3150@@ -3151,6 +3151,7 @@ bool ProcessNewBlockHeaders(const std::vector<CBlockHeader>& headers, CValidatio
3151 static bool AcceptBlock(const std::shared_ptr<const CBlock>& pblock, CValidationState& state, const CChainParams& chainparams, CBlockIndex** ppindex, bool fRequested, const CDiskBlockPos* dbp, bool* fNewBlock)
3152 {
3153     const CBlock& block = *pblock;
3154+    const uint256& blockHash = pblock->GetHash();

sipa commented at 9:43 pm on May 23, 2017:

Super nit: this may be slightly confusing as it may make it look like nothing new is computed, so I prefer const uint256 hashBlock = here instead.

jtimon commented at 4:49 pm on May 29, 2017:

Again, I don’t see how you suggestion for changing the name improves anything or gives more clarity, but if you think so, I can change it everywhere (including all function arguments) I guess…

sipa commented at 9:46 pm on May 23, 2017: member

utACK with tiny nits

jtimon commented at 0:02 am on May 31, 2017: contributor

Before bikeshedding blockHash, please let me squash. Nobody seems to have complained about individual functions, which was the main point of keeping it separated. I think it would would be cleaner in a single commit on top of #9717 (or maybe squash that too if it’s not going to be merged independently).

jtimon force-pushed on May 31, 2017

jtimon commented at 1:52 am on May 31, 2017: contributor

Squashed to 2 commits on top of #9717 for now as explained in the previous comment.

EDIT: also scripted-diff: s/blockHash/block_hash/ on top

ryanofsky commented at 9:02 pm on June 1, 2017: member

utACK 49342ca8ad5be47119a74a9989109f8eacf4dd68. Only changes since last review were squashing last 6 commits down into 1, and adding the new scripted diff commit to rename blockHashes.

ryanofsky commented at 1:58 pm on June 2, 2017: member

@luke-jr do you have suggestions for this PR given your objection to #9717, which this is built on?
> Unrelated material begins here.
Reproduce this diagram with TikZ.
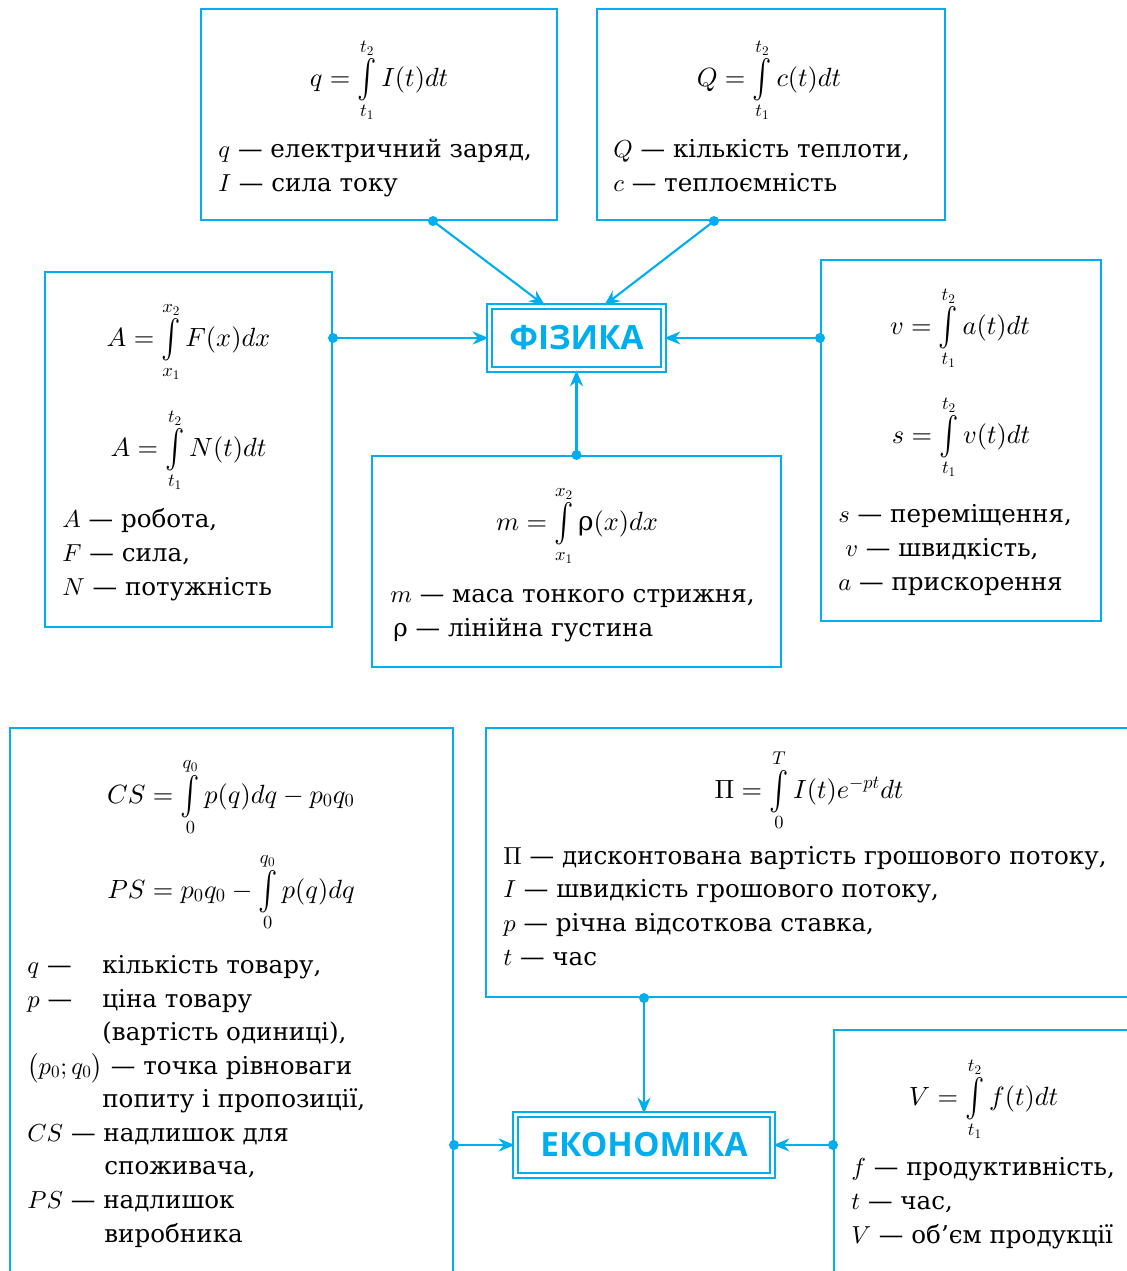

Would you also disagree with changes in this PR? Or would you prefer to keep some changes here and discard others?

luke-jr commented at 4:40 am on June 3, 2017: member

I don’t see why it would require #9717. At least here, it renames the function, although it looks like it’s doing some confusing overloading now :/

jtimon commented at 5:01 pm on June 5, 2017: contributor

I don’t see why it would require #9717. At least here, it renames the function, although it looks like it’s doing some confusing overloading now :/

It is not strictly necessary, I can do this without any renaming and while keeping the stupid boolean argument in CheckBlockHeader if that is preferred. Or squash the first 2 commits, or rename it again to something different from “CheckProofOfWork” (but not “CheckProof” since that has been discarded already. The only thing I don’t want to do is remove CheckBlockHeader here or in #9717 . Can we please move forward and leave that decision (remove CheckBlockHeader or not [or whatever is called after rename]) for later? I thought we agreed on #9717 that it was an improvement even if some people want to go further and remove CheckBlockHeader and others aren’t convinced.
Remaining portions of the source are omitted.